Aim of the task:
All of the data that follows should be retyped exactly, please, except the pictures.

Recorded information:
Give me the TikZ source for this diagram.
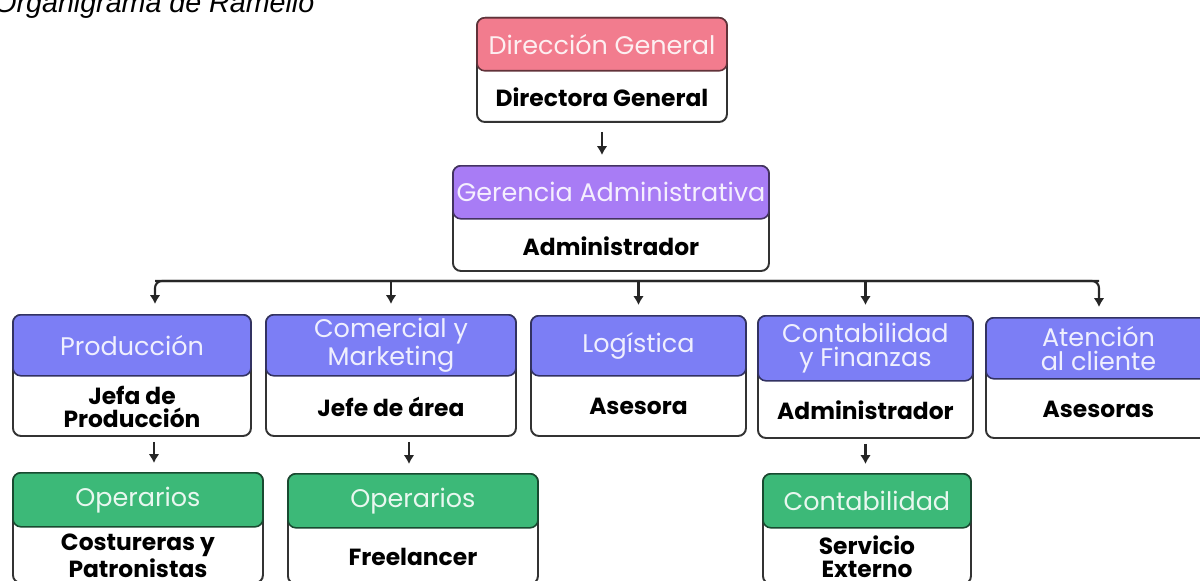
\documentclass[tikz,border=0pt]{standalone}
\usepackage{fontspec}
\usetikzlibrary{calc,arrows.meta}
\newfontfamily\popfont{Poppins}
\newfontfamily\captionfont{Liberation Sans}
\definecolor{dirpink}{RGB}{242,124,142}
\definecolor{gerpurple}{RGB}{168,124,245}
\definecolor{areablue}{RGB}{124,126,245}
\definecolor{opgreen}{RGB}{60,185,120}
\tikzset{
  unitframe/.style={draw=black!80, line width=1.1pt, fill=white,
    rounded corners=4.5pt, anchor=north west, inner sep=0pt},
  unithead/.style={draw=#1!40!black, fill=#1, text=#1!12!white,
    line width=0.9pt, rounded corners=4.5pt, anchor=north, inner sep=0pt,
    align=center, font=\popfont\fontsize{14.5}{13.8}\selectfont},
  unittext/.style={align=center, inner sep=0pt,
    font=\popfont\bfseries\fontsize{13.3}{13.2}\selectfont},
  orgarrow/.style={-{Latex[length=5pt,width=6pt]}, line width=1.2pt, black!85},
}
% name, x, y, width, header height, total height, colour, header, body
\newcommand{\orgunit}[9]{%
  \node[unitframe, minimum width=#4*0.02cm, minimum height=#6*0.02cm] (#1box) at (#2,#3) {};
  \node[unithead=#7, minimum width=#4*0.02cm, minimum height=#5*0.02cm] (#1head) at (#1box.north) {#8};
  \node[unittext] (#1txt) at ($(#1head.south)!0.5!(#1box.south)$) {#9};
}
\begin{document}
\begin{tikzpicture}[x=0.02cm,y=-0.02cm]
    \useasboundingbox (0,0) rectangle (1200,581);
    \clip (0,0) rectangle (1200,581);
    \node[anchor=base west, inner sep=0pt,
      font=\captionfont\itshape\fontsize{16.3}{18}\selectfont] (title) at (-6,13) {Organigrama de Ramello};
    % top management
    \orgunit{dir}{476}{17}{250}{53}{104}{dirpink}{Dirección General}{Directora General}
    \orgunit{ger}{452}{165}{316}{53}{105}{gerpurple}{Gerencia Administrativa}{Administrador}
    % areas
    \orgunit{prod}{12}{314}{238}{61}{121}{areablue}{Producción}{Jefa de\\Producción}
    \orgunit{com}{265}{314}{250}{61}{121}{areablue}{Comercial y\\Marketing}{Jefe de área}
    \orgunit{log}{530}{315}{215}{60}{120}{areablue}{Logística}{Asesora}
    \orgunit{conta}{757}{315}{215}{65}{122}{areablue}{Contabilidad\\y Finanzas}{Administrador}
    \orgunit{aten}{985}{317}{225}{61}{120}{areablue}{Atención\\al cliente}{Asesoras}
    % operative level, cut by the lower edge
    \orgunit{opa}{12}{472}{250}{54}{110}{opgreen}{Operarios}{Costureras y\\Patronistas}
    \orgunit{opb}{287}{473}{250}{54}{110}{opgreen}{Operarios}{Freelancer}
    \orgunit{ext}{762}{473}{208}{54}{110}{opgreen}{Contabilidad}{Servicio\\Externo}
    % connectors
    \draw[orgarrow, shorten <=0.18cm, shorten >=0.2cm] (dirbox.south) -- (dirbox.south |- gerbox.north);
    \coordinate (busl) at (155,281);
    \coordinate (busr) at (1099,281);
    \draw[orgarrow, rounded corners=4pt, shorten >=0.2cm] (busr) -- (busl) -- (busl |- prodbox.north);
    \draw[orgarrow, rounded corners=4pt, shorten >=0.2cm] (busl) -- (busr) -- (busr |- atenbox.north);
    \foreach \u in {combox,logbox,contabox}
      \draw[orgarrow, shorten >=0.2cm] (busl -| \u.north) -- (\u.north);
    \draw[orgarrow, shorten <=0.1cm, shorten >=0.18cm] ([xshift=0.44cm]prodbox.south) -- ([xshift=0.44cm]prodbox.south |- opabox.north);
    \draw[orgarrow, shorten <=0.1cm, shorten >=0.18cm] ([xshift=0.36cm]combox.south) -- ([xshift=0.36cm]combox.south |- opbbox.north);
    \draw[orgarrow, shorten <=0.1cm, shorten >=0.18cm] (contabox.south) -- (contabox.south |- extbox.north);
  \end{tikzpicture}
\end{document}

Full output:
Give me the TikZ source for this diagram.
\documentclass[tikz,border=0pt]{standalone}
\usepackage{fontspec}
\usetikzlibrary{calc,arrows.meta}
\newfontfamily\popfont{Poppins}
\newfontfamily\captionfont{Liberation Sans}
\definecolor{dirpink}{RGB}{242,124,142}
\definecolor{gerpurple}{RGB}{168,124,245}
\definecolor{areablue}{RGB}{124,126,245}
\definecolor{opgreen}{RGB}{60,185,120}
\tikzset{
  unitframe/.style={draw=black!80, line width=1.1pt, fill=white,
    rounded corners=4.5pt, anchor=north west, inner sep=0pt},
  unithead/.style={draw=#1!40!black, fill=#1, text=#1!12!white,
    line width=0.9pt, rounded corners=4.5pt, anchor=north, inner sep=0pt,
    align=center, font=\popfont\fontsize{14.5}{13.8}\selectfont},
  unittext/.style={align=center, inner sep=0pt,
    font=\popfont\bfseries\fontsize{13.3}{13.2}\selectfont},
  orgarrow/.style={-{Latex[length=5pt,width=6pt]}, line width=1.2pt, black!85},
}
% name, x, y, width, header height, total height, colour, header, body
\newcommand{\orgunit}[9]{%
  \node[unitframe, minimum width=#4*0.02cm, minimum height=#6*0.02cm] (#1box) at (#2,#3) {};
  \node[unithead=#7, minimum width=#4*0.02cm, minimum height=#5*0.02cm] (#1head) at (#1box.north) {#8};
  \node[unittext] (#1txt) at ($(#1head.south)!0.5!(#1box.south)$) {#9};
}
\begin{document}
\begin{tikzpicture}[x=0.02cm,y=-0.02cm]
    \useasboundingbox (0,0) rectangle (1200,581);
    \clip (0,0) rectangle (1200,581);
    \node[anchor=base west, inner sep=0pt,
      font=\captionfont\itshape\fontsize{16.3}{18}\selectfont] (title) at (-6,13) {Organigrama de Ramello};
    % top management
    \orgunit{dir}{476}{17}{250}{53}{104}{dirpink}{Dirección General}{Directora General}
    \orgunit{ger}{452}{165}{316}{53}{105}{gerpurple}{Gerencia Administrativa}{Administrador}
    % areas
    \orgunit{prod}{12}{314}{238}{61}{121}{areablue}{Producción}{Jefa de\\Producción}
    \orgunit{com}{265}{314}{250}{61}{121}{areablue}{Comercial y\\Marketing}{Jefe de área}
    \orgunit{log}{530}{315}{215}{60}{120}{areablue}{Logística}{Asesora}
    \orgunit{conta}{757}{315}{215}{65}{122}{areablue}{Contabilidad\\y Finanzas}{Administrador}
    \orgunit{aten}{985}{317}{225}{61}{120}{areablue}{Atención\\al cliente}{Asesoras}
    % operative level, cut by the lower edge
    \orgunit{opa}{12}{472}{250}{54}{110}{opgreen}{Operarios}{Costureras y\\Patronistas}
    \orgunit{opb}{287}{473}{250}{54}{110}{opgreen}{Operarios}{Freelancer}
    \orgunit{ext}{762}{473}{208}{54}{110}{opgreen}{Contabilidad}{Servicio\\Externo}
    % connectors
    \draw[orgarrow, shorten <=0.18cm, shorten >=0.2cm] (dirbox.south) -- (dirbox.south |- gerbox.north);
    \coordinate (busl) at (155,281);
    \coordinate (busr) at (1099,281);
    \draw[orgarrow, rounded corners=4pt, shorten >=0.2cm] (busr) -- (busl) -- (busl |- prodbox.north);
    \draw[orgarrow, rounded corners=4pt, shorten >=0.2cm] (busl) -- (busr) -- (busr |- atenbox.north);
    \foreach \u in {combox,logbox,contabox}
      \draw[orgarrow, shorten >=0.2cm] (busl -| \u.north) -- (\u.north);
    \draw[orgarrow, shorten <=0.1cm, shorten >=0.18cm] ([xshift=0.44cm]prodbox.south) -- ([xshift=0.44cm]prodbox.south |- opabox.north);
    \draw[orgarrow, shorten <=0.1cm, shorten >=0.18cm] ([xshift=0.36cm]combox.south) -- ([xshift=0.36cm]combox.south |- opbbox.north);
    \draw[orgarrow, shorten <=0.1cm, shorten >=0.18cm] (contabox.south) -- (contabox.south |- extbox.north);
  \end{tikzpicture}
\end{document}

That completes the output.